[Charts and diagrams as code]
---+---
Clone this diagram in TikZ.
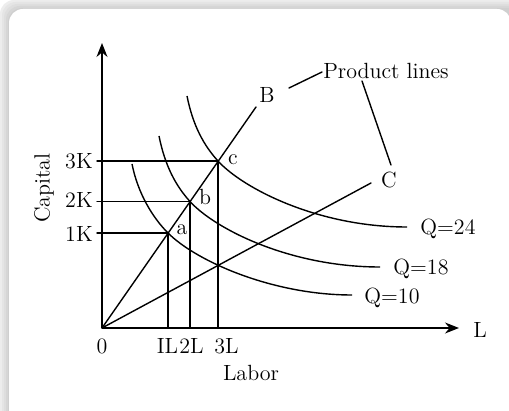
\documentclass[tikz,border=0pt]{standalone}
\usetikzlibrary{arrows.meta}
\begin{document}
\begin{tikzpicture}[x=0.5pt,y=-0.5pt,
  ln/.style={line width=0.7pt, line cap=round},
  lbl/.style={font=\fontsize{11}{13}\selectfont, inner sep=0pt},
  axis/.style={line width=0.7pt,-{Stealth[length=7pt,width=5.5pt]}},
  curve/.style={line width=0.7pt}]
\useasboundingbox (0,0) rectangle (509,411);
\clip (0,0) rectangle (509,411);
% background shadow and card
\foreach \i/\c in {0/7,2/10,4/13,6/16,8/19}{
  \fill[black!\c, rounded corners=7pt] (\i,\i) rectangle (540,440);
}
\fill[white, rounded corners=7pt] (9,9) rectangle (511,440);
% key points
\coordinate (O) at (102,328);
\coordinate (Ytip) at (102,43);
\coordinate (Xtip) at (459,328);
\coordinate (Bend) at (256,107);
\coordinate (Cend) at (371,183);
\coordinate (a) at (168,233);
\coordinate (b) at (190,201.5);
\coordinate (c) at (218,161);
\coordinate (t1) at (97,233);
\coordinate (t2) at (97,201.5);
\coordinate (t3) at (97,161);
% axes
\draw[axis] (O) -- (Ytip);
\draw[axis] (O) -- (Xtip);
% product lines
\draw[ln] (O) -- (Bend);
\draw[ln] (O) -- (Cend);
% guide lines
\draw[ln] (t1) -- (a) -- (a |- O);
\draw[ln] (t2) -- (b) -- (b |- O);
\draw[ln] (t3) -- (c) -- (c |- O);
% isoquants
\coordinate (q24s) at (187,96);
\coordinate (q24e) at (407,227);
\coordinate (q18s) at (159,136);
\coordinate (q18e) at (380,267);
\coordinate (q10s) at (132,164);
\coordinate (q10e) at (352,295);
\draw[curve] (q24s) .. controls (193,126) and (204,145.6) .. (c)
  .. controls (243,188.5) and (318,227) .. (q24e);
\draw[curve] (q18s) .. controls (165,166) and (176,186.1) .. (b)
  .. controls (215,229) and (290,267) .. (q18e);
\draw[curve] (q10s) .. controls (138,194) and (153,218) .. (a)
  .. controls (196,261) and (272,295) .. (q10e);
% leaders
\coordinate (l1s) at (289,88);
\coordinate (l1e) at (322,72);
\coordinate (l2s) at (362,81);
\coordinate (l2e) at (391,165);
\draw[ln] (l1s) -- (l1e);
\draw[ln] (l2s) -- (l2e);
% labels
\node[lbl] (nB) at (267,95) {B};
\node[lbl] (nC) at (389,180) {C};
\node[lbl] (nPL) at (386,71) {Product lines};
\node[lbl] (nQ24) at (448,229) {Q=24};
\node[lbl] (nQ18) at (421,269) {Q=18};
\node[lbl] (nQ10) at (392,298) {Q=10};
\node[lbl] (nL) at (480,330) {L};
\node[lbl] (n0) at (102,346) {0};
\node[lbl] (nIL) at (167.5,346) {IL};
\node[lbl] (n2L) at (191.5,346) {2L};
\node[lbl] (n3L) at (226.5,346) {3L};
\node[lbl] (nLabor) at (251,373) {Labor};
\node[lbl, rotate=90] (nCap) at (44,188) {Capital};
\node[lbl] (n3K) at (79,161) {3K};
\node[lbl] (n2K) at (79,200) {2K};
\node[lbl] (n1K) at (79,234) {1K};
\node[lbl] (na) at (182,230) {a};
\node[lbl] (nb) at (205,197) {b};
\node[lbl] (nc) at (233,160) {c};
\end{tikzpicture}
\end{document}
---+---
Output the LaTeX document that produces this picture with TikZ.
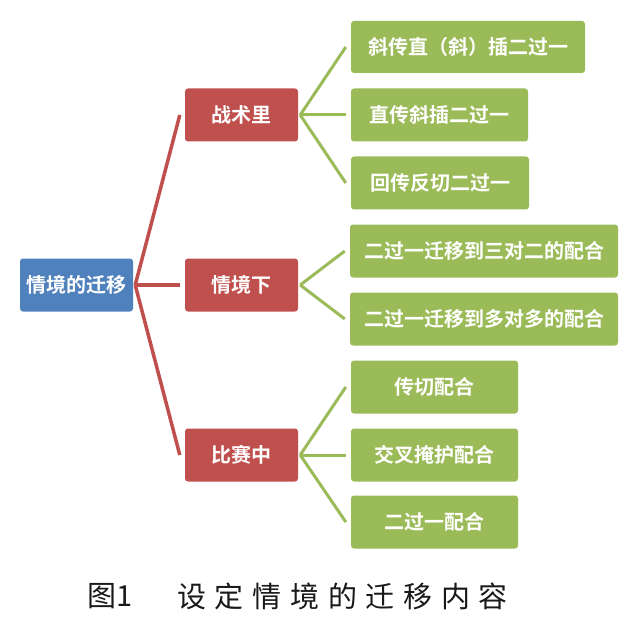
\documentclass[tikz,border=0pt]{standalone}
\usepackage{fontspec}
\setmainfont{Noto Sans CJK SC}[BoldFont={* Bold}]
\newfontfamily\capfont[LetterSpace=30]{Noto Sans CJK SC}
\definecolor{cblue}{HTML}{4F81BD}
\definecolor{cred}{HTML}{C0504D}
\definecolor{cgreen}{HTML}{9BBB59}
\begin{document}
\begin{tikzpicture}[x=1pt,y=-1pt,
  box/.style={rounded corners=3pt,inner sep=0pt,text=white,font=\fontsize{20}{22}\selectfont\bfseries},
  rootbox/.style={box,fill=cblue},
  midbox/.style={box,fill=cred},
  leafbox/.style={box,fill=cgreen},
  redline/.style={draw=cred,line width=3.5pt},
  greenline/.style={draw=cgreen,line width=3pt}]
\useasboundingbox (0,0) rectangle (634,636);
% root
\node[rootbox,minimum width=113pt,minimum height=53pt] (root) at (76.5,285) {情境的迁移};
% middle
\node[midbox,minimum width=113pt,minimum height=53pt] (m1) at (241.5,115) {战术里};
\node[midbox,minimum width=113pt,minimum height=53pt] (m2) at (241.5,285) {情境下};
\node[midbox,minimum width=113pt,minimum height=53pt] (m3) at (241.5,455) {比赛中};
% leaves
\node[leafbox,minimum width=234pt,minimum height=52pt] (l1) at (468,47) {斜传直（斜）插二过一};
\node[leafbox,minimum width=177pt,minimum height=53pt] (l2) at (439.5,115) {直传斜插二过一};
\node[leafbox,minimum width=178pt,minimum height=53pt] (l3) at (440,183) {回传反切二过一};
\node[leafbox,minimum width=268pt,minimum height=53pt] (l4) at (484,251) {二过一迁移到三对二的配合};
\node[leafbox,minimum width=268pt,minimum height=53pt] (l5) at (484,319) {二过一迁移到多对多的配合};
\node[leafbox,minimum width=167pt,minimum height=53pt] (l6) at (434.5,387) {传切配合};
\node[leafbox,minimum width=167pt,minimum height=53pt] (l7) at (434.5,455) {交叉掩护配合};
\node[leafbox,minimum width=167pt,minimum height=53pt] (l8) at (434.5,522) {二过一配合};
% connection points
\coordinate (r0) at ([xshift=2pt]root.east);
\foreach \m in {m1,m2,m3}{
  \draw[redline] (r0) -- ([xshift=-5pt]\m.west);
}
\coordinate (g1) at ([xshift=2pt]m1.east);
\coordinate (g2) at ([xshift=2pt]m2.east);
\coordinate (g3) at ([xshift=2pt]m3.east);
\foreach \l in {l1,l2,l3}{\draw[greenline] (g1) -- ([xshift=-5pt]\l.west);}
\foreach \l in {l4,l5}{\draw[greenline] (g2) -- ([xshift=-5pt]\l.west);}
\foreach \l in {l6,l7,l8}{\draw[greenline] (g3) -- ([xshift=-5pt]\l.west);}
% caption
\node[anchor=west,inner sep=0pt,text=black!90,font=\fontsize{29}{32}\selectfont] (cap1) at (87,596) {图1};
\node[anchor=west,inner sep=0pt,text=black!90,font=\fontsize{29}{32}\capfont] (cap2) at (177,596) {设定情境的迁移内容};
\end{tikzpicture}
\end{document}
---+---
Go through the preceding material and copy each line that has the word "this".

Clone this diagram in TikZ.
Output the LaTeX document that produces this picture with TikZ.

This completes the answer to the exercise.